The less important fail was that the envelope was blank white, without even the name of the sender, let alone anything that would make us want to open it and see what’s inside. (Maybe they thought the sheer bulk would pique our curiosity.)
The key reason I consider this appeal letter a fail–and a missed opportunity–is how they handled the donor’s name.
Through the window envelope (which is already an impersonal package), we could see the message was addressed to “Rona J.S.” Yes, those are the correct middle initials. But why in the world would you leave off the last name?
Inside, the salutation of the letter was “Dear Friend.” How friendly is Rona going to feel when you get her name wrong on the outside and don’t use it at all on the inside (except on the donation slip, which she’s only going to see if she decides to give you money)?
You don’t know my name and you call me your friend? What do you think this is: Facebook? -Rona Fischman
Yes, the Fischmans may still give to Doctors Without Borders–but it will be in spite of their appeal letter, not because of it.
Please don’t make it harder for your donors to stay loyal. Get their names right.
The Greater Boston Food Bank starts getting it right with the envelope. The picture says without words, “back to school time for kids.” The text on the envelope tells you the problem–and because you’re looking at that child, you care.
Inside, they use a version of the same photo, with the caption:
When children are hungry, they can’t focus on studies.
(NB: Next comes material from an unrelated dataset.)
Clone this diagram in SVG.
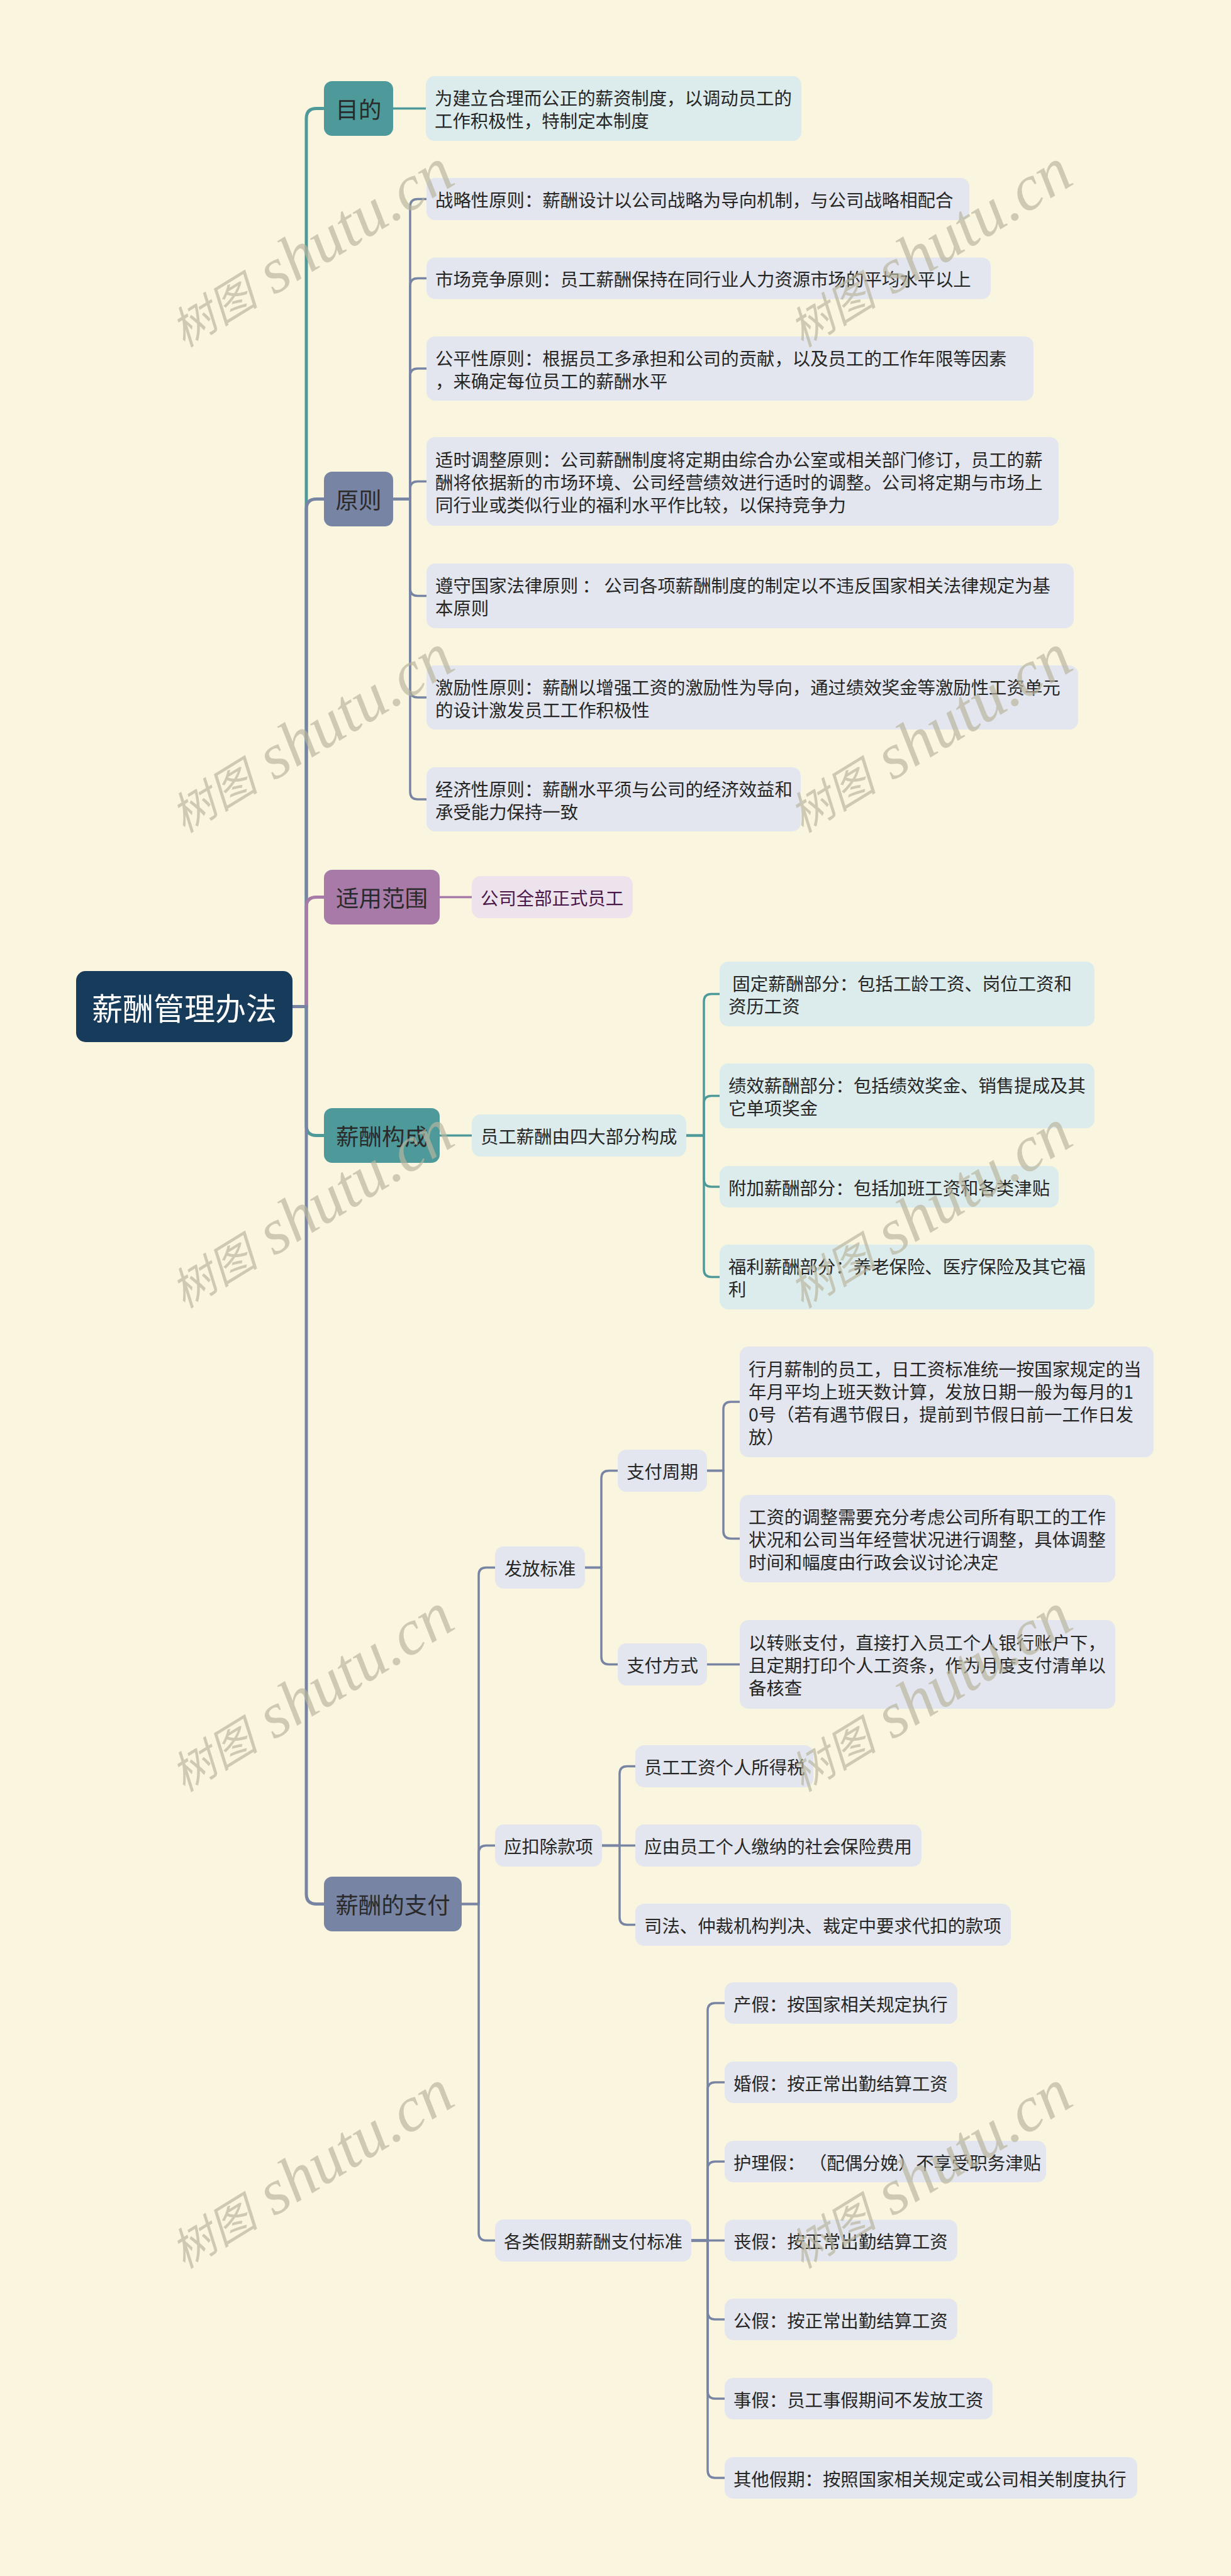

Together, we can help.
Usually I advise nonprofits to use more “you” than “we” in their fundraising, to make the donor the hero of the story. Being self-centered instead of donor-centered is a classic way to fail at fundraising.
In this appeal letter, though, they’re using “we” the right way: not we at the organization vs. you, the donor. We, meaning both of us together: the Fischmans and GBFB.
What else did this organization do well in its appeal letter?
They got Rona’s name right.
They told the story of a parent who’s worried about feeding his children.
They included a bookmark with a cute quotation form Dr. Seuss…and on the back, spaces to record “Ten Awesome Books I Read This Year.” (Because the donors may have children we love, and thinking about them will make us more likely to give.)
You should shamelessly steal ideas from the Greater Boston Food Bank and other nonprofits who are raising a lot of money in the summer of this very strange year. You can make your appeal letters work so well, they’ll be…
Leonard Buckle says
Excellent description of just how I feel when I read the envelopes in the incoming mail. The dear friend letters get the greased skids toward the trash.
Dennis Fischman says
Nonprofits, please take note! (Thank you, Professor Buckle.)